• [WHAT THIS TASK INVOLVES] Copy the material that follows word for word and omit its pictures.

• [RECORDS FOR THIS TASK]

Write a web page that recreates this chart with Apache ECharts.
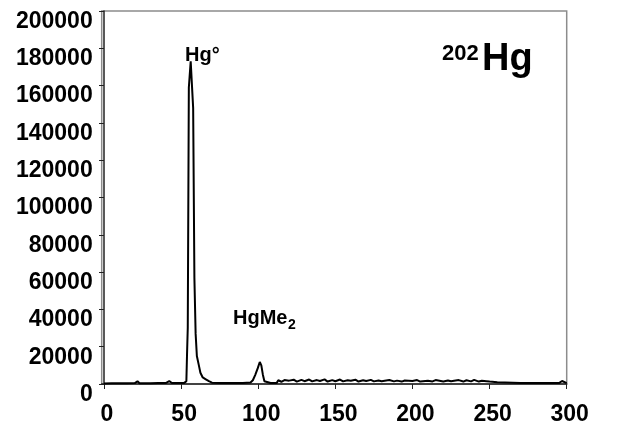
<!DOCTYPE html>
<html>
<head>
<meta charset="utf-8">
<script src="https://cdn.jsdelivr.net/npm/echarts@6/dist/echarts.min.js"></script>
<style>
html,body{margin:0;padding:0;background:#fff;}
#chart{width:617px;height:428px;}
</style>
</head>
<body>
<div id="chart"></div>
<script>
// Retention time (s)
var time = [0, 5, 10, 15, 20, 21.7, 23, 30, 35, 40, 42.3, 44, 48, 52, 53.4, 53.8, 54.3, 55.0, 56.2, 57.8, 58.6, 59.4, 60.2, 61.5, 62.5, 64, 66, 68, 70, 75, 80, 85, 90, 95, 96.5, 98, 99.7, 101, 102, 103, 104, 105, 108, 112, 113, 115, 117, 118, 120, 123, 125, 128, 130, 133, 135, 138, 140, 143, 145, 148, 150, 153, 155, 158, 160, 163, 165, 168, 170, 173, 175, 178, 180, 185, 188, 190, 193, 195, 200, 203, 205, 210, 213, 215, 220, 223, 225, 230, 233, 235, 238, 240, 243, 245, 248, 250, 255, 260, 265, 270, 275, 280, 285, 290, 295, 297, 300];
// 202Hg counts
var counts = [300, 400, 400, 400, 500, 1500, 400, 400, 500, 500, 1600, 500, 500, 600, 1500, 15000, 30000, 159000, 173000, 148000, 57000, 27000, 15000, 10000, 6000, 3500, 2500, 1500, 700, 600, 500, 500, 500, 800, 2000, 4800, 8500, 11800, 10000, 5000, 1500, 600, 500, 600, 2000, 1200, 2100, 1300, 1800, 2300, 1300, 2200, 1500, 2400, 1400, 2100, 1600, 2500, 1300, 2100, 1500, 2400, 1400, 2000, 1700, 2300, 1300, 2000, 1600, 2200, 1400, 1900, 1500, 2100, 1400, 1800, 1300, 1900, 1600, 2100, 1300, 1800, 1400, 2100, 1300, 1900, 1500, 2100, 1300, 2000, 1400, 2200, 1300, 1700, 1500, 1300, 900, 800, 700, 600, 600, 500, 500, 500, 500, 1600, 500];
var xTicks = [0, 50, 100, 150, 200, 250, 300];
var yMax = 200000;
var yStep = 20000;

var data = time.map(function (t, i) { return [t, counts[i]]; });

var chart = echarts.init(document.getElementById('chart'), null, {renderer: 'canvas'});
var lblFont = {fontFamily: 'Liberation Sans, Arial, sans-serif', fontWeight: 'bold', fontSize: 23, color: '#000'};
chart.setOption({
  animation: false,
  backgroundColor: '#fff',
  grid: {left: 101.7, right: 50.3, top: 11, bottom: 44, show: true, borderColor: '#8c8c8c', borderWidth: 1.5, containLabel: false},
  xAxis: {
    type: 'value', min: -1.5, max: 300,
    splitLine: {show: false},
    axisLine: {show: true, onZero: false, lineStyle: {color: '#222', width: 1.5}},
    axisTick: {show: true, length: 5, customValues: xTicks, lineStyle: {color: '#222'}},
    axisLabel: Object.assign({margin: 19, customValues: xTicks, padding: [0, 0, 0, 6]}, lblFont)
  },
  yAxis: {
    type: 'value', min: 0, max: yMax, interval: yStep,
    splitLine: {show: false},
    axisLine: {show: true, lineStyle: {color: '#222', width: 1.5}},
    axisTick: {show: true, length: 5, lineStyle: {color: '#222'}},
    axisLabel: Object.assign({margin: 9, verticalAlign: 'top', lineHeight: 21, formatter: function (v) { return String(v); }}, lblFont)
  },
  series: [{
    type: 'line', data: data, showSymbol: false, smooth: false,
    lineStyle: {color: '#000', width: 2}, z: 3
  }],
  graphic: [
    {type: 'text', left: 185, top: 45, style: {text: 'Hg°', font: 'bold 20px "Liberation Sans", Arial, sans-serif', fill: '#000'}, z: 10},
    {type: 'text', left: 233, top: 308, style: {text: 'HgMe', font: 'bold 20px "Liberation Sans", Arial, sans-serif', fill: '#000'}, z: 10},
    {type: 'text', left: 288, top: 318, style: {text: '2', font: 'bold 14px "Liberation Sans", Arial, sans-serif', fill: '#000'}, z: 10},
    {type: 'text', left: 442, top: 43, style: {text: '202', font: 'bold 22px "Liberation Sans", Arial, sans-serif', fill: '#000'}, z: 10},
    {type: 'text', left: 482, top: 41, style: {text: 'Hg', font: 'bold 38px "Liberation Sans", Arial, sans-serif', fill: '#000'}, z: 10}
  ]
});
</script>
</body>
</html>
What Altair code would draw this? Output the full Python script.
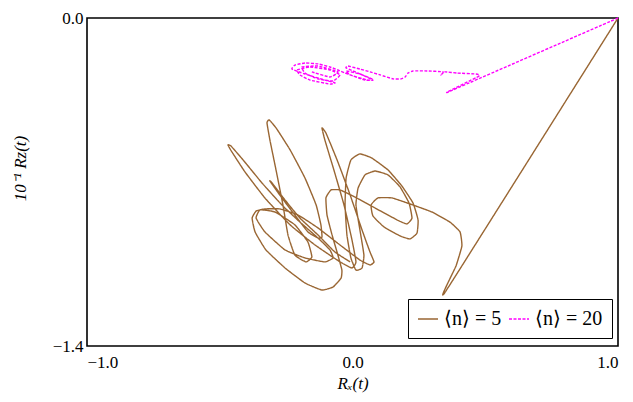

• [RESULT]
Write a web page that recreates this chart with Apache ECharts.
<!DOCTYPE html>
<html>
<head>
<meta charset="utf-8">
<script src="https://cdn.jsdelivr.net/npm/echarts@6/dist/echarts.min.js"></script>
<style>
html,body{margin:0;padding:0;background:#fff;}
#chart{width:617px;height:428px;}
</style>
</head>
<body>
<div id="chart"></div>
<script>
// Retention time (s)
var time = [0, 5, 10, 15, 20, 21.7, 23, 30, 35, 40, 42.3, 44, 48, 52, 53.4, 53.8, 54.3, 55.0, 56.2, 57.8, 58.6, 59.4, 60.2, 61.5, 62.5, 64, 66, 68, 70, 75, 80, 85, 90, 95, 96.5, 98, 99.7, 101, 102, 103, 104, 105, 108, 112, 113, 115, 117, 118, 120, 123, 125, 128, 130, 133, 135, 138, 140, 143, 145, 148, 150, 153, 155, 158, 160, 163, 165, 168, 170, 173, 175, 178, 180, 185, 188, 190, 193, 195, 200, 203, 205, 210, 213, 215, 220, 223, 225, 230, 233, 235, 238, 240, 243, 245, 248, 250, 255, 260, 265, 270, 275, 280, 285, 290, 295, 297, 300];
// 202Hg counts
var counts = [300, 400, 400, 400, 500, 1500, 400, 400, 500, 500, 1600, 500, 500, 600, 1500, 15000, 30000, 159000, 173000, 148000, 57000, 27000, 15000, 10000, 6000, 3500, 2500, 1500, 700, 600, 500, 500, 500, 800, 2000, 4800, 8500, 11800, 10000, 5000, 1500, 600, 500, 600, 2000, 1200, 2100, 1300, 1800, 2300, 1300, 2200, 1500, 2400, 1400, 2100, 1600, 2500, 1300, 2100, 1500, 2400, 1400, 2000, 1700, 2300, 1300, 2000, 1600, 2200, 1400, 1900, 1500, 2100, 1400, 1800, 1300, 1900, 1600, 2100, 1300, 1800, 1400, 2100, 1300, 1900, 1500, 2100, 1300, 2000, 1400, 2200, 1300, 1700, 1500, 1300, 900, 800, 700, 600, 600, 500, 500, 500, 500, 1600, 500];
var xTicks = [0, 50, 100, 150, 200, 250, 300];
var yMax = 200000;
var yStep = 20000;

var data = time.map(function (t, i) { return [t, counts[i]]; });

var chart = echarts.init(document.getElementById('chart'), null, {renderer: 'canvas'});
var lblFont = {fontFamily: 'Liberation Sans, Arial, sans-serif', fontWeight: 'bold', fontSize: 23, color: '#000'};
chart.setOption({
  animation: false,
  backgroundColor: '#fff',
  grid: {left: 101.7, right: 50.3, top: 11, bottom: 44, show: true, borderColor: '#8c8c8c', borderWidth: 1.5, containLabel: false},
  xAxis: {
    type: 'value', min: -1.5, max: 300,
    splitLine: {show: false},
    axisLine: {show: true, onZero: false, lineStyle: {color: '#222', width: 1.5}},
    axisTick: {show: true, length: 5, customValues: xTicks, lineStyle: {color: '#222'}},
    axisLabel: Object.assign({margin: 19, customValues: xTicks, padding: [0, 0, 0, 6]}, lblFont)
  },
  yAxis: {
    type: 'value', min: 0, max: yMax, interval: yStep,
    splitLine: {show: false},
    axisLine: {show: true, lineStyle: {color: '#222', width: 1.5}},
    axisTick: {show: true, length: 5, lineStyle: {color: '#222'}},
    axisLabel: Object.assign({margin: 9, verticalAlign: 'top', lineHeight: 21, formatter: function (v) { return String(v); }}, lblFont)
  },
  series: [{
    type: 'line', data: data, showSymbol: false, smooth: false,
    lineStyle: {color: '#000', width: 2}, z: 3
  }],
  graphic: [
    {type: 'text', left: 185, top: 45, style: {text: 'Hg°', font: 'bold 20px "Liberation Sans", Arial, sans-serif', fill: '#000'}, z: 10},
    {type: 'text', left: 233, top: 308, style: {text: 'HgMe', font: 'bold 20px "Liberation Sans", Arial, sans-serif', fill: '#000'}, z: 10},
    {type: 'text', left: 288, top: 318, style: {text: '2', font: 'bold 14px "Liberation Sans", Arial, sans-serif', fill: '#000'}, z: 10},
    {type: 'text', left: 442, top: 43, style: {text: '202', font: 'bold 22px "Liberation Sans", Arial, sans-serif', fill: '#000'}, z: 10},
    {type: 'text', left: 482, top: 41, style: {text: 'Hg', font: 'bold 38px "Liberation Sans", Arial, sans-serif', fill: '#000'}, z: 10}
  ]
});
</script>
</body>
</html>
What Altair code would draw this? Output the full Python script.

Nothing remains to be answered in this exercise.